TO DO:
Leave the pictures out and retype the lines from the beginning through the line with "(v220) at (404,283)", both ends included.

PROVIDED MATERIAL:
····················

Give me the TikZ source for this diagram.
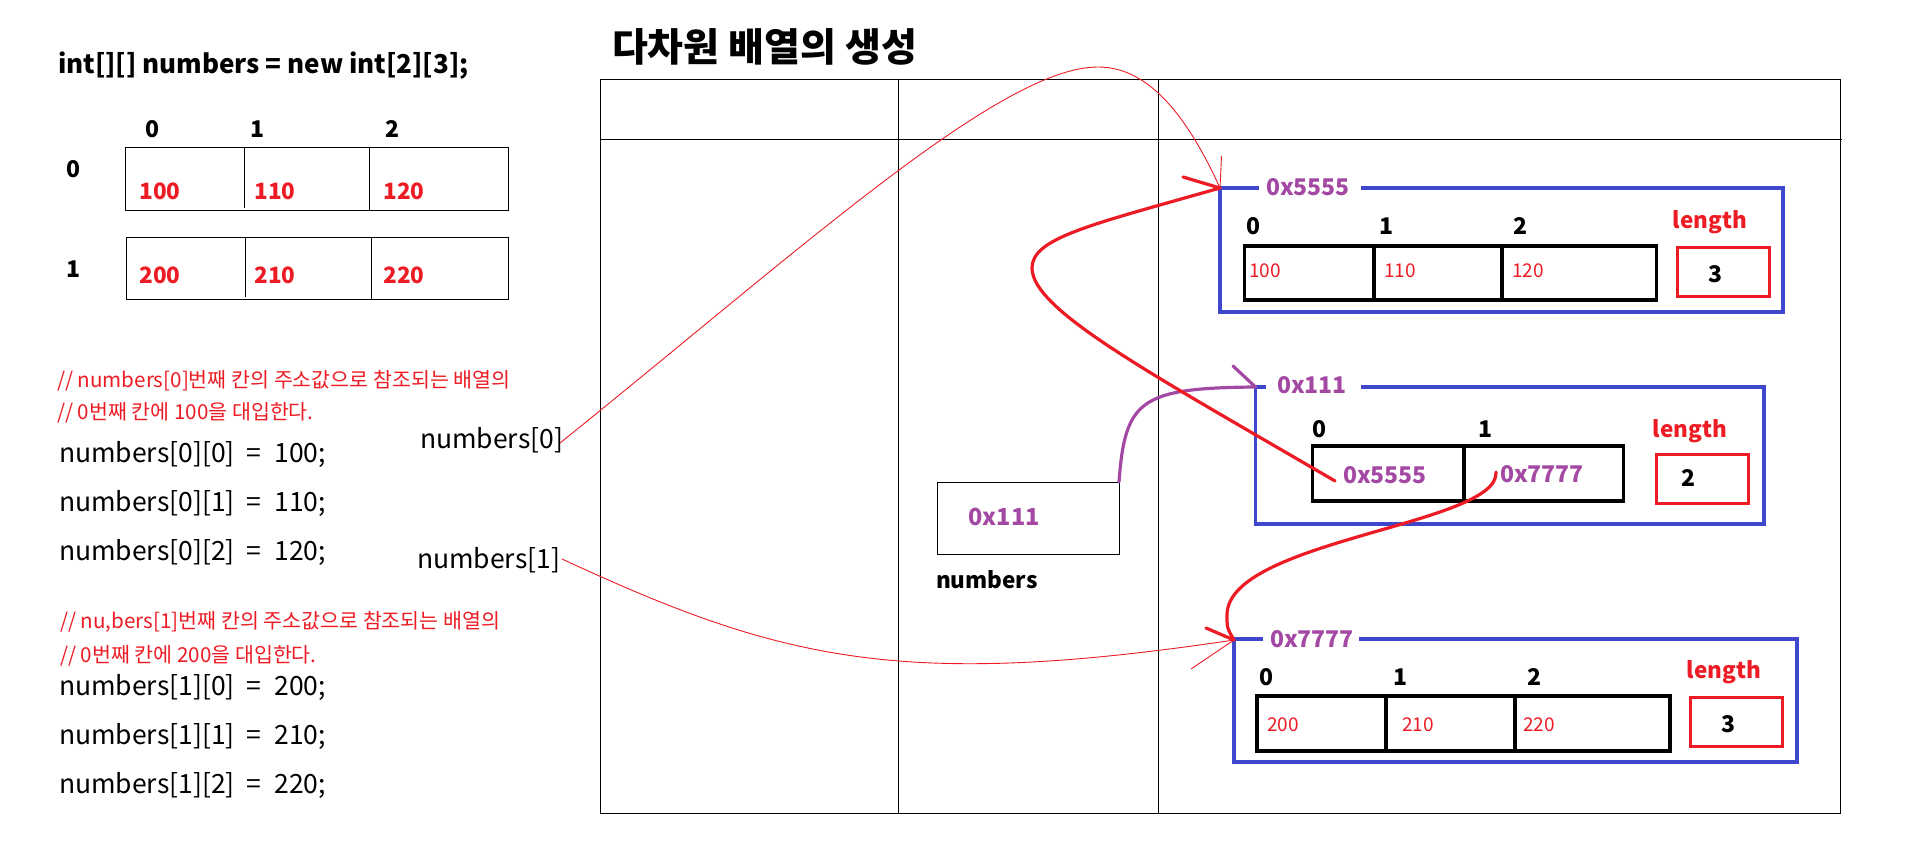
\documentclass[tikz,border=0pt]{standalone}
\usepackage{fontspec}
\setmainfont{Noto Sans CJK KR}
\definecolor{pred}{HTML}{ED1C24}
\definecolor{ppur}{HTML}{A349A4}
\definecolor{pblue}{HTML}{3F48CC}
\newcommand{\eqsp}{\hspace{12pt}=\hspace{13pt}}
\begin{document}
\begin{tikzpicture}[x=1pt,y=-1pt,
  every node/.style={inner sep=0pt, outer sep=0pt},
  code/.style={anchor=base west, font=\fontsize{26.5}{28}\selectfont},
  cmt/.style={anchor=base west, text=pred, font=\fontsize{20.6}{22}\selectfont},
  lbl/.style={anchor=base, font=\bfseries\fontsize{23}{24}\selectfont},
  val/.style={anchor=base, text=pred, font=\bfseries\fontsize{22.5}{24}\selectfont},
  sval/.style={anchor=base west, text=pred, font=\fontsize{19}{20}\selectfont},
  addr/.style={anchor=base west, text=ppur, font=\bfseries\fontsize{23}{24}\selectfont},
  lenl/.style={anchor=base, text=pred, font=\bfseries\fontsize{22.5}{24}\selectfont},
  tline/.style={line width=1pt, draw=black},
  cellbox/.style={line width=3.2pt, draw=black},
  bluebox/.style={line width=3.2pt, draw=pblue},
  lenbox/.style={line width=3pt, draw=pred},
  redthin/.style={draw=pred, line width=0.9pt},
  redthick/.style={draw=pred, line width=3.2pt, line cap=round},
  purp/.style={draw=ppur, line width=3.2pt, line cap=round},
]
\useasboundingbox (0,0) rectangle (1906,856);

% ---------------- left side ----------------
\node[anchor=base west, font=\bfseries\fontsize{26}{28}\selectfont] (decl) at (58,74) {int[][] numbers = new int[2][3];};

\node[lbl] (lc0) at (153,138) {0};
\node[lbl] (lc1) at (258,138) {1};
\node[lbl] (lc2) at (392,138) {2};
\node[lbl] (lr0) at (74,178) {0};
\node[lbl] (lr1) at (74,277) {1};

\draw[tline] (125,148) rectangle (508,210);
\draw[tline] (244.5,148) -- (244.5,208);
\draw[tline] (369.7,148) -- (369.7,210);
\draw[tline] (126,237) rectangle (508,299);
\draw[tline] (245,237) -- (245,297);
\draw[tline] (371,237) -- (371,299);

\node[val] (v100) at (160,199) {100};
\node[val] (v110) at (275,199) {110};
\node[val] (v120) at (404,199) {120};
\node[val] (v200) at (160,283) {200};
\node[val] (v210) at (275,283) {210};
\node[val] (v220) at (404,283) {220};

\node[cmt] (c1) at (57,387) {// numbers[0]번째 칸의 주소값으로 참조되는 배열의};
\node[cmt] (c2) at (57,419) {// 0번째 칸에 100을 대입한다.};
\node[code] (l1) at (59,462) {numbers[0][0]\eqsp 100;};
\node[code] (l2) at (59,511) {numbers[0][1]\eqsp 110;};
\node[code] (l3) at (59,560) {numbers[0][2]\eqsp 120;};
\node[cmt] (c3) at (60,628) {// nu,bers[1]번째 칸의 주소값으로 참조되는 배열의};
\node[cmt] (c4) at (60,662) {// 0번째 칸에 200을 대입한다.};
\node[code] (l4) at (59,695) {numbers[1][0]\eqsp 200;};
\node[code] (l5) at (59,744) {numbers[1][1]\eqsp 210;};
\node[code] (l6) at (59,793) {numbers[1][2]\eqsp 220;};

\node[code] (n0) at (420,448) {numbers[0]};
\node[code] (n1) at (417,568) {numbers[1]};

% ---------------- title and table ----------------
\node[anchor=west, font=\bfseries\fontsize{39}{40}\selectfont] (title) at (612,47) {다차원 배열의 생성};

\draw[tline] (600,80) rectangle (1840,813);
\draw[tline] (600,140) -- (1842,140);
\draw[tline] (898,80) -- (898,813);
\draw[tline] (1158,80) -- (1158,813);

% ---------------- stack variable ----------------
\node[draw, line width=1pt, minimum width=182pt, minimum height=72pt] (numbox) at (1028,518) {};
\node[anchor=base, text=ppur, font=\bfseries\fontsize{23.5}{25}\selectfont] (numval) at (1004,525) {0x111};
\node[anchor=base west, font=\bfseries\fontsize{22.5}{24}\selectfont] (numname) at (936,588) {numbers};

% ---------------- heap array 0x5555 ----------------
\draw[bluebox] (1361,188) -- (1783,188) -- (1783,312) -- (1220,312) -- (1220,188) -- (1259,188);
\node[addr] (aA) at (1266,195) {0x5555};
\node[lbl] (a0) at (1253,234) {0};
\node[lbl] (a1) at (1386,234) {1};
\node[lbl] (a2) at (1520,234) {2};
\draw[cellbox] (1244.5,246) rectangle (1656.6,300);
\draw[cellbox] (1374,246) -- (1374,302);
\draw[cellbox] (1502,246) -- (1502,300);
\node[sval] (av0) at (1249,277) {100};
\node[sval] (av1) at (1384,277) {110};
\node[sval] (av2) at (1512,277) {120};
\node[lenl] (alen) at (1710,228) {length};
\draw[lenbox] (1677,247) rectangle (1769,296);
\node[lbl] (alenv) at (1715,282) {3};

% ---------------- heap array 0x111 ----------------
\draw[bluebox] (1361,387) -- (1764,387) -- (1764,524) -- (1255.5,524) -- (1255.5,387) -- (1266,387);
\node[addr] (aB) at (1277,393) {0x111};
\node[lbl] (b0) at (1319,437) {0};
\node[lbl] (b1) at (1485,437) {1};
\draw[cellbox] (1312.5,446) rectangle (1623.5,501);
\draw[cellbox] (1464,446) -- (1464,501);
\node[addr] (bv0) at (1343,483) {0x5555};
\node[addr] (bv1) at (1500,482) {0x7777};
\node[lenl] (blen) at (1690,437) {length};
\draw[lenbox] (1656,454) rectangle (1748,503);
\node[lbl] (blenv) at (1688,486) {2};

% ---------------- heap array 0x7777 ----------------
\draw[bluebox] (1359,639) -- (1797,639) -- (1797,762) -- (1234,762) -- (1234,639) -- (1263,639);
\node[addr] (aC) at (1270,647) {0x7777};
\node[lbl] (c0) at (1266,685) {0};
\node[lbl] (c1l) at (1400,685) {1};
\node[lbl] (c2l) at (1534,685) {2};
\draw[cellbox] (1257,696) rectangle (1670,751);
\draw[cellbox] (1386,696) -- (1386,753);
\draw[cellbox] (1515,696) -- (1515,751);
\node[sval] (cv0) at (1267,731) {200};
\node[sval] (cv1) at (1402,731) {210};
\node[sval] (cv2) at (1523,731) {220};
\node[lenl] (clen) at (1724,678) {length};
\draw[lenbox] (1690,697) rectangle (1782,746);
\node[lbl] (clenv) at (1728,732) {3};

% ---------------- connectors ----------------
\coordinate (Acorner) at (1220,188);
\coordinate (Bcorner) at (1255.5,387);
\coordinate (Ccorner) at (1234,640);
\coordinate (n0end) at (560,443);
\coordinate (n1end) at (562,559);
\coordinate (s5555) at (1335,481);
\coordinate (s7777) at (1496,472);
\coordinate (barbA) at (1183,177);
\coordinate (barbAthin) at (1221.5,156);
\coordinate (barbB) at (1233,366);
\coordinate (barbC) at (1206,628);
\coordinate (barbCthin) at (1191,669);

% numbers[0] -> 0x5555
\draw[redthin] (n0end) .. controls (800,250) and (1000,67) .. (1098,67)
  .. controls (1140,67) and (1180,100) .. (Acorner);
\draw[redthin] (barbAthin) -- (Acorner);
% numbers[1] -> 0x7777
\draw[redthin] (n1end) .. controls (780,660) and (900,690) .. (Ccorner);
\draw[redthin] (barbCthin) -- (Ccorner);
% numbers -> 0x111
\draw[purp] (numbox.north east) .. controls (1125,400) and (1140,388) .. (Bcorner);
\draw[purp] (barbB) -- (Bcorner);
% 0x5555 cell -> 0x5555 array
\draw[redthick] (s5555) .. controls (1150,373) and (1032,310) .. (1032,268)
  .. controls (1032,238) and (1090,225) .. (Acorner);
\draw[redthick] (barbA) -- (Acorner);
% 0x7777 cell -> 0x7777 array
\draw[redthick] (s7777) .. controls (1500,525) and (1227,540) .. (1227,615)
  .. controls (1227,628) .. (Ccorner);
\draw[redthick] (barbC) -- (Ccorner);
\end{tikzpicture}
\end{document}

····················

SOLUTION TO THE EXERCISE:
Give me the TikZ source for this diagram.
\documentclass[tikz,border=0pt]{standalone}
\usepackage{fontspec}
\setmainfont{Noto Sans CJK KR}
\definecolor{pred}{HTML}{ED1C24}
\definecolor{ppur}{HTML}{A349A4}
\definecolor{pblue}{HTML}{3F48CC}
\newcommand{\eqsp}{\hspace{12pt}=\hspace{13pt}}
\begin{document}
\begin{tikzpicture}[x=1pt,y=-1pt,
  every node/.style={inner sep=0pt, outer sep=0pt},
  code/.style={anchor=base west, font=\fontsize{26.5}{28}\selectfont},
  cmt/.style={anchor=base west, text=pred, font=\fontsize{20.6}{22}\selectfont},
  lbl/.style={anchor=base, font=\bfseries\fontsize{23}{24}\selectfont},
  val/.style={anchor=base, text=pred, font=\bfseries\fontsize{22.5}{24}\selectfont},
  sval/.style={anchor=base west, text=pred, font=\fontsize{19}{20}\selectfont},
  addr/.style={anchor=base west, text=ppur, font=\bfseries\fontsize{23}{24}\selectfont},
  lenl/.style={anchor=base, text=pred, font=\bfseries\fontsize{22.5}{24}\selectfont},
  tline/.style={line width=1pt, draw=black},
  cellbox/.style={line width=3.2pt, draw=black},
  bluebox/.style={line width=3.2pt, draw=pblue},
  lenbox/.style={line width=3pt, draw=pred},
  redthin/.style={draw=pred, line width=0.9pt},
  redthick/.style={draw=pred, line width=3.2pt, line cap=round},
  purp/.style={draw=ppur, line width=3.2pt, line cap=round},
]
\useasboundingbox (0,0) rectangle (1906,856);

% ---------------- left side ----------------
\node[anchor=base west, font=\bfseries\fontsize{26}{28}\selectfont] (decl) at (58,74) {int[][] numbers = new int[2][3];};

\node[lbl] (lc0) at (153,138) {0};
\node[lbl] (lc1) at (258,138) {1};
\node[lbl] (lc2) at (392,138) {2};
\node[lbl] (lr0) at (74,178) {0};
\node[lbl] (lr1) at (74,277) {1};

\draw[tline] (125,148) rectangle (508,210);
\draw[tline] (244.5,148) -- (244.5,208);
\draw[tline] (369.7,148) -- (369.7,210);
\draw[tline] (126,237) rectangle (508,299);
\draw[tline] (245,237) -- (245,297);
\draw[tline] (371,237) -- (371,299);

\node[val] (v100) at (160,199) {100};
\node[val] (v110) at (275,199) {110};
\node[val] (v120) at (404,199) {120};
\node[val] (v200) at (160,283) {200};
\node[val] (v210) at (275,283) {210};
\node[val] (v220) at (404,283) {220};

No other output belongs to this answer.